## Information supplied
[BEGIN]

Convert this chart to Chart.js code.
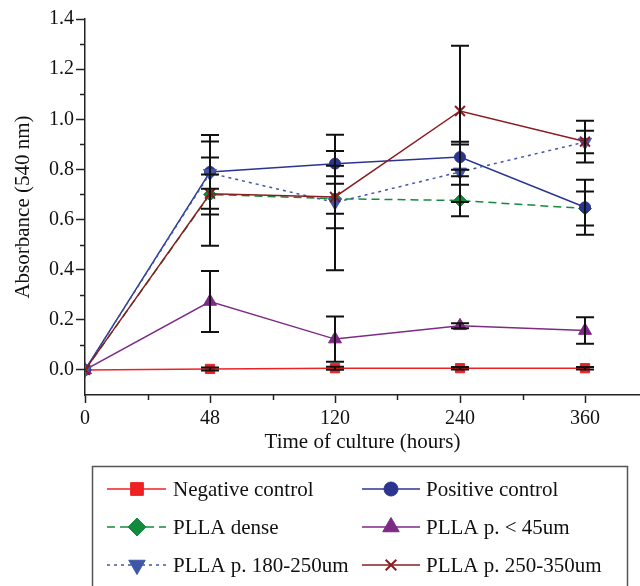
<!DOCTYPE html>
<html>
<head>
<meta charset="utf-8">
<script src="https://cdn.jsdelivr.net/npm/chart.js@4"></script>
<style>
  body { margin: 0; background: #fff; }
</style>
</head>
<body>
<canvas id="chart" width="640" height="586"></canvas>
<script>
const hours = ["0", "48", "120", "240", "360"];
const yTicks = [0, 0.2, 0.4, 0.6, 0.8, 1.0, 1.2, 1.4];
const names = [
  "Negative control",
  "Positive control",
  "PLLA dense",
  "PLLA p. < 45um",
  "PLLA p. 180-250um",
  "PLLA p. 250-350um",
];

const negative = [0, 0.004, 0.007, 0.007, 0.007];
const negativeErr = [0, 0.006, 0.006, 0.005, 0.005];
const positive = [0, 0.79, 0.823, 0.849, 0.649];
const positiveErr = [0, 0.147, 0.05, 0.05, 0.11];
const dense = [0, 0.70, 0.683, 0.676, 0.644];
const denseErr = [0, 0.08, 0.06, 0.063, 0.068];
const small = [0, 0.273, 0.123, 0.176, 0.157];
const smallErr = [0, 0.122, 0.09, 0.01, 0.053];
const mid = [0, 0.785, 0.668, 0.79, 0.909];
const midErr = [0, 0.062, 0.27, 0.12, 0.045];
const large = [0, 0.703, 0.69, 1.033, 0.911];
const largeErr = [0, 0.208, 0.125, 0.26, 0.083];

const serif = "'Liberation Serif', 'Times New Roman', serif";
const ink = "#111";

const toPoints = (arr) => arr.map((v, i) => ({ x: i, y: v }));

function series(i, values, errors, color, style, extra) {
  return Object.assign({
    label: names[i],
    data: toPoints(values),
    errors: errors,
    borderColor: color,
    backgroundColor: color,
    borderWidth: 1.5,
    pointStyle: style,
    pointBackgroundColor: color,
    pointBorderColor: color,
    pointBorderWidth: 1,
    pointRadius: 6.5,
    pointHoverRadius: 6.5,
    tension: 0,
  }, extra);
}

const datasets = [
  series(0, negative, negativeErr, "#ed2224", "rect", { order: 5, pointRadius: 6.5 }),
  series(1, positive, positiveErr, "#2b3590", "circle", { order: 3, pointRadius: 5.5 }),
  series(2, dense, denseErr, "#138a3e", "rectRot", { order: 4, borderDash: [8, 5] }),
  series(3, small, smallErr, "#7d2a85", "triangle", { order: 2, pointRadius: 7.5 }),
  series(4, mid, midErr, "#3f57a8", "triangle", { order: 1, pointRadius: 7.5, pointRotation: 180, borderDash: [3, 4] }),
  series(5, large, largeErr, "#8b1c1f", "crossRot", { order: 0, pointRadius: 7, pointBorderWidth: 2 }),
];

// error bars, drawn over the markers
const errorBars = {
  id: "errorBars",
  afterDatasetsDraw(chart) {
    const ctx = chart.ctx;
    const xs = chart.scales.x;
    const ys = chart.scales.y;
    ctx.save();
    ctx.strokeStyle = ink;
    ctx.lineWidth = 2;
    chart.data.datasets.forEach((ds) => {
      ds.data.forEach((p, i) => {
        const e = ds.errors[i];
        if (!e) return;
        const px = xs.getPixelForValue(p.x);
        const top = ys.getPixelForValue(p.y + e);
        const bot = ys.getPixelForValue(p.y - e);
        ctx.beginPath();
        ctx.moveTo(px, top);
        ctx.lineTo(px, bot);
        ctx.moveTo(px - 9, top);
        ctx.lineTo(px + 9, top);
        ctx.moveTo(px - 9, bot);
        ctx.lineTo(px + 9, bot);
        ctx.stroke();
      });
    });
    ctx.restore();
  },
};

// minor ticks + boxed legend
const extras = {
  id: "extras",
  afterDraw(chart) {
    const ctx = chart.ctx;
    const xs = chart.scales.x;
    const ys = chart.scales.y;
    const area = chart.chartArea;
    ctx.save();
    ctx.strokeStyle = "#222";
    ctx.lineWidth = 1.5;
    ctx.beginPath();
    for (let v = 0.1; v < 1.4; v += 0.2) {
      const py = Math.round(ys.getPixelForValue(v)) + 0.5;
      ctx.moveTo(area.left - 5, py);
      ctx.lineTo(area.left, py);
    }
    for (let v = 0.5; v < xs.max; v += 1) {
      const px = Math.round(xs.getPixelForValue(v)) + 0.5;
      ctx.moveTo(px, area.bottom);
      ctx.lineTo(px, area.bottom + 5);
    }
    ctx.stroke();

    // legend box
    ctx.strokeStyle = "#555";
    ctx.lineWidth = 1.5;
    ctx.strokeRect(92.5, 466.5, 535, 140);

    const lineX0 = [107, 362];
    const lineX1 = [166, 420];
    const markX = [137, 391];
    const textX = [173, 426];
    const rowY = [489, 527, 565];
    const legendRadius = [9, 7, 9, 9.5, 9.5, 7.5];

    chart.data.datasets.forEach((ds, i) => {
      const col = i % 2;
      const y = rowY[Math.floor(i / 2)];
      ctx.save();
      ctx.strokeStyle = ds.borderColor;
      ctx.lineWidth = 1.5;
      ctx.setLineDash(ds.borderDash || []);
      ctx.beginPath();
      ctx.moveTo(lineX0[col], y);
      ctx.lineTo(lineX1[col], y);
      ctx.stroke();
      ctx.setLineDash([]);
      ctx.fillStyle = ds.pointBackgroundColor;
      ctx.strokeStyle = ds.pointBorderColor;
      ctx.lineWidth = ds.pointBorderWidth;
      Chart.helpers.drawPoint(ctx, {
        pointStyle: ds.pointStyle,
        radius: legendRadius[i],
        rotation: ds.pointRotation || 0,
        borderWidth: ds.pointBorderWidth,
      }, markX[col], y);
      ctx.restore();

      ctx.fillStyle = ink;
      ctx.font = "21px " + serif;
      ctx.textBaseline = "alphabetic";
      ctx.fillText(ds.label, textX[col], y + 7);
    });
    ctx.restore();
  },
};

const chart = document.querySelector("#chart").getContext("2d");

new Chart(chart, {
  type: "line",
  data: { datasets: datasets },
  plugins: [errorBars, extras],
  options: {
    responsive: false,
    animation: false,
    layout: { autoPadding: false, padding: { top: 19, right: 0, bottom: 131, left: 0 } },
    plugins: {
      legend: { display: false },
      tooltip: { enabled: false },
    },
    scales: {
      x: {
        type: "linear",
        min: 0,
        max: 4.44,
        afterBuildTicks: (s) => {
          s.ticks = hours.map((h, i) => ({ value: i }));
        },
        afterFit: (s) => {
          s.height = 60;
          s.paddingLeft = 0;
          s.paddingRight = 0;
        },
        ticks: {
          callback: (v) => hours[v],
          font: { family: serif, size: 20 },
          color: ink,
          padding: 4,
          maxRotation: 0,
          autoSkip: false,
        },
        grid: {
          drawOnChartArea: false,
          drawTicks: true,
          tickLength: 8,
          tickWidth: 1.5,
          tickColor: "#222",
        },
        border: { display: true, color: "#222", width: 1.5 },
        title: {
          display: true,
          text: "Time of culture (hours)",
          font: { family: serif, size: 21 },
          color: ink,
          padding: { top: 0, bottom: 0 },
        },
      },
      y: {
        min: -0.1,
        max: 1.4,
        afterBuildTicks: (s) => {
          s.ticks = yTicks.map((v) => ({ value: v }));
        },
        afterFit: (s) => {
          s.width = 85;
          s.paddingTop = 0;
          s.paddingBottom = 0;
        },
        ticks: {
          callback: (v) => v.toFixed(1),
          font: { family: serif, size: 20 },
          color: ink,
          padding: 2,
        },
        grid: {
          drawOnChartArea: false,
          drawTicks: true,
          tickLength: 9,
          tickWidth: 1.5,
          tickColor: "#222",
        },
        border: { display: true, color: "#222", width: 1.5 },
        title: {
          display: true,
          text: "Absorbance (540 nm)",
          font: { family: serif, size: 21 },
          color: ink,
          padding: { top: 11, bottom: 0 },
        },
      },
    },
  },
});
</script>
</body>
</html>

[END]

## Task description
Repeat the listing verbatim. Skip the pictures.

## Response to this task
Convert this chart to Chart.js code.
<!DOCTYPE html>
<html>
<head>
<meta charset="utf-8">
<script src="https://cdn.jsdelivr.net/npm/chart.js@4"></script>
<style>
  body { margin: 0; background: #fff; }
</style>
</head>
<body>
<canvas id="chart" width="640" height="586"></canvas>
<script>
const hours = ["0", "48", "120", "240", "360"];
const yTicks = [0, 0.2, 0.4, 0.6, 0.8, 1.0, 1.2, 1.4];
const names = [
  "Negative control",
  "Positive control",
  "PLLA dense",
  "PLLA p. < 45um",
  "PLLA p. 180-250um",
  "PLLA p. 250-350um",
];

const negative = [0, 0.004, 0.007, 0.007, 0.007];
const negativeErr = [0, 0.006, 0.006, 0.005, 0.005];
const positive = [0, 0.79, 0.823, 0.849, 0.649];
const positiveErr = [0, 0.147, 0.05, 0.05, 0.11];
const dense = [0, 0.70, 0.683, 0.676, 0.644];
const denseErr = [0, 0.08, 0.06, 0.063, 0.068];
const small = [0, 0.273, 0.123, 0.176, 0.157];
const smallErr = [0, 0.122, 0.09, 0.01, 0.053];
const mid = [0, 0.785, 0.668, 0.79, 0.909];
const midErr = [0, 0.062, 0.27, 0.12, 0.045];
const large = [0, 0.703, 0.69, 1.033, 0.911];
const largeErr = [0, 0.208, 0.125, 0.26, 0.083];

const serif = "'Liberation Serif', 'Times New Roman', serif";
const ink = "#111";

const toPoints = (arr) => arr.map((v, i) => ({ x: i, y: v }));

function series(i, values, errors, color, style, extra) {
  return Object.assign({
    label: names[i],
    data: toPoints(values),
    errors: errors,
    borderColor: color,
    backgroundColor: color,
    borderWidth: 1.5,
    pointStyle: style,
    pointBackgroundColor: color,
    pointBorderColor: color,
    pointBorderWidth: 1,
    pointRadius: 6.5,
    pointHoverRadius: 6.5,
    tension: 0,
  }, extra);
}

const datasets = [
  series(0, negative, negativeErr, "#ed2224", "rect", { order: 5, pointRadius: 6.5 }),
  series(1, positive, positiveErr, "#2b3590", "circle", { order: 3, pointRadius: 5.5 }),
  series(2, dense, denseErr, "#138a3e", "rectRot", { order: 4, borderDash: [8, 5] }),
  series(3, small, smallErr, "#7d2a85", "triangle", { order: 2, pointRadius: 7.5 }),
  series(4, mid, midErr, "#3f57a8", "triangle", { order: 1, pointRadius: 7.5, pointRotation: 180, borderDash: [3, 4] }),
  series(5, large, largeErr, "#8b1c1f", "crossRot", { order: 0, pointRadius: 7, pointBorderWidth: 2 }),
];

// error bars, drawn over the markers
const errorBars = {
  id: "errorBars",
  afterDatasetsDraw(chart) {
    const ctx = chart.ctx;
    const xs = chart.scales.x;
    const ys = chart.scales.y;
    ctx.save();
    ctx.strokeStyle = ink;
    ctx.lineWidth = 2;
    chart.data.datasets.forEach((ds) => {
      ds.data.forEach((p, i) => {
        const e = ds.errors[i];
        if (!e) return;
        const px = xs.getPixelForValue(p.x);
        const top = ys.getPixelForValue(p.y + e);
        const bot = ys.getPixelForValue(p.y - e);
        ctx.beginPath();
        ctx.moveTo(px, top);
        ctx.lineTo(px, bot);
        ctx.moveTo(px - 9, top);
        ctx.lineTo(px + 9, top);
        ctx.moveTo(px - 9, bot);
        ctx.lineTo(px + 9, bot);
        ctx.stroke();
      });
    });
    ctx.restore();
  },
};

// minor ticks + boxed legend
const extras = {
  id: "extras",
  afterDraw(chart) {
    const ctx = chart.ctx;
    const xs = chart.scales.x;
    const ys = chart.scales.y;
    const area = chart.chartArea;
    ctx.save();
    ctx.strokeStyle = "#222";
    ctx.lineWidth = 1.5;
    ctx.beginPath();
    for (let v = 0.1; v < 1.4; v += 0.2) {
      const py = Math.round(ys.getPixelForValue(v)) + 0.5;
      ctx.moveTo(area.left - 5, py);
      ctx.lineTo(area.left, py);
    }
    for (let v = 0.5; v < xs.max; v += 1) {
      const px = Math.round(xs.getPixelForValue(v)) + 0.5;
      ctx.moveTo(px, area.bottom);
      ctx.lineTo(px, area.bottom + 5);
    }
    ctx.stroke();

    // legend box
    ctx.strokeStyle = "#555";
    ctx.lineWidth = 1.5;
    ctx.strokeRect(92.5, 466.5, 535, 140);

    const lineX0 = [107, 362];
    const lineX1 = [166, 420];
    const markX = [137, 391];
    const textX = [173, 426];
    const rowY = [489, 527, 565];
    const legendRadius = [9, 7, 9, 9.5, 9.5, 7.5];

    chart.data.datasets.forEach((ds, i) => {
      const col = i % 2;
      const y = rowY[Math.floor(i / 2)];
      ctx.save();
      ctx.strokeStyle = ds.borderColor;
      ctx.lineWidth = 1.5;
      ctx.setLineDash(ds.borderDash || []);
      ctx.beginPath();
      ctx.moveTo(lineX0[col], y);
      ctx.lineTo(lineX1[col], y);
      ctx.stroke();
      ctx.setLineDash([]);
      ctx.fillStyle = ds.pointBackgroundColor;
      ctx.strokeStyle = ds.pointBorderColor;
      ctx.lineWidth = ds.pointBorderWidth;
      Chart.helpers.drawPoint(ctx, {
        pointStyle: ds.pointStyle,
        radius: legendRadius[i],
        rotation: ds.pointRotation || 0,
        borderWidth: ds.pointBorderWidth,
      }, markX[col], y);
      ctx.restore();

      ctx.fillStyle = ink;
      ctx.font = "21px " + serif;
      ctx.textBaseline = "alphabetic";
      ctx.fillText(ds.label, textX[col], y + 7);
    });
    ctx.restore();
  },
};

const chart = document.querySelector("#chart").getContext("2d");

new Chart(chart, {
  type: "line",
  data: { datasets: datasets },
  plugins: [errorBars, extras],
  options: {
    responsive: false,
    animation: false,
    layout: { autoPadding: false, padding: { top: 19, right: 0, bottom: 131, left: 0 } },
    plugins: {
      legend: { display: false },
      tooltip: { enabled: false },
    },
    scales: {
      x: {
        type: "linear",
        min: 0,
        max: 4.44,
        afterBuildTicks: (s) => {
          s.ticks = hours.map((h, i) => ({ value: i }));
        },
        afterFit: (s) => {
          s.height = 60;
          s.paddingLeft = 0;
          s.paddingRight = 0;
        },
        ticks: {
          callback: (v) => hours[v],
          font: { family: serif, size: 20 },
          color: ink,
          padding: 4,
          maxRotation: 0,
          autoSkip: false,
        },
        grid: {
          drawOnChartArea: false,
          drawTicks: true,
          tickLength: 8,
          tickWidth: 1.5,
          tickColor: "#222",
        },
        border: { display: true, color: "#222", width: 1.5 },
        title: {
          display: true,
          text: "Time of culture (hours)",
          font: { family: serif, size: 21 },
          color: ink,
          padding: { top: 0, bottom: 0 },
        },
      },
      y: {
        min: -0.1,
        max: 1.4,
        afterBuildTicks: (s) => {
          s.ticks = yTicks.map((v) => ({ value: v }));
        },
        afterFit: (s) => {
          s.width = 85;
          s.paddingTop = 0;
          s.paddingBottom = 0;
        },
        ticks: {
          callback: (v) => v.toFixed(1),
          font: { family: serif, size: 20 },
          color: ink,
          padding: 2,
        },
        grid: {
          drawOnChartArea: false,
          drawTicks: true,
          tickLength: 9,
          tickWidth: 1.5,
          tickColor: "#222",
        },
        border: { display: true, color: "#222", width: 1.5 },
        title: {
          display: true,
          text: "Absorbance (540 nm)",
          font: { family: serif, size: 21 },
          color: ink,
          padding: { top: 11, bottom: 0 },
        },
      },
    },
  },
});
</script>
</body>
</html>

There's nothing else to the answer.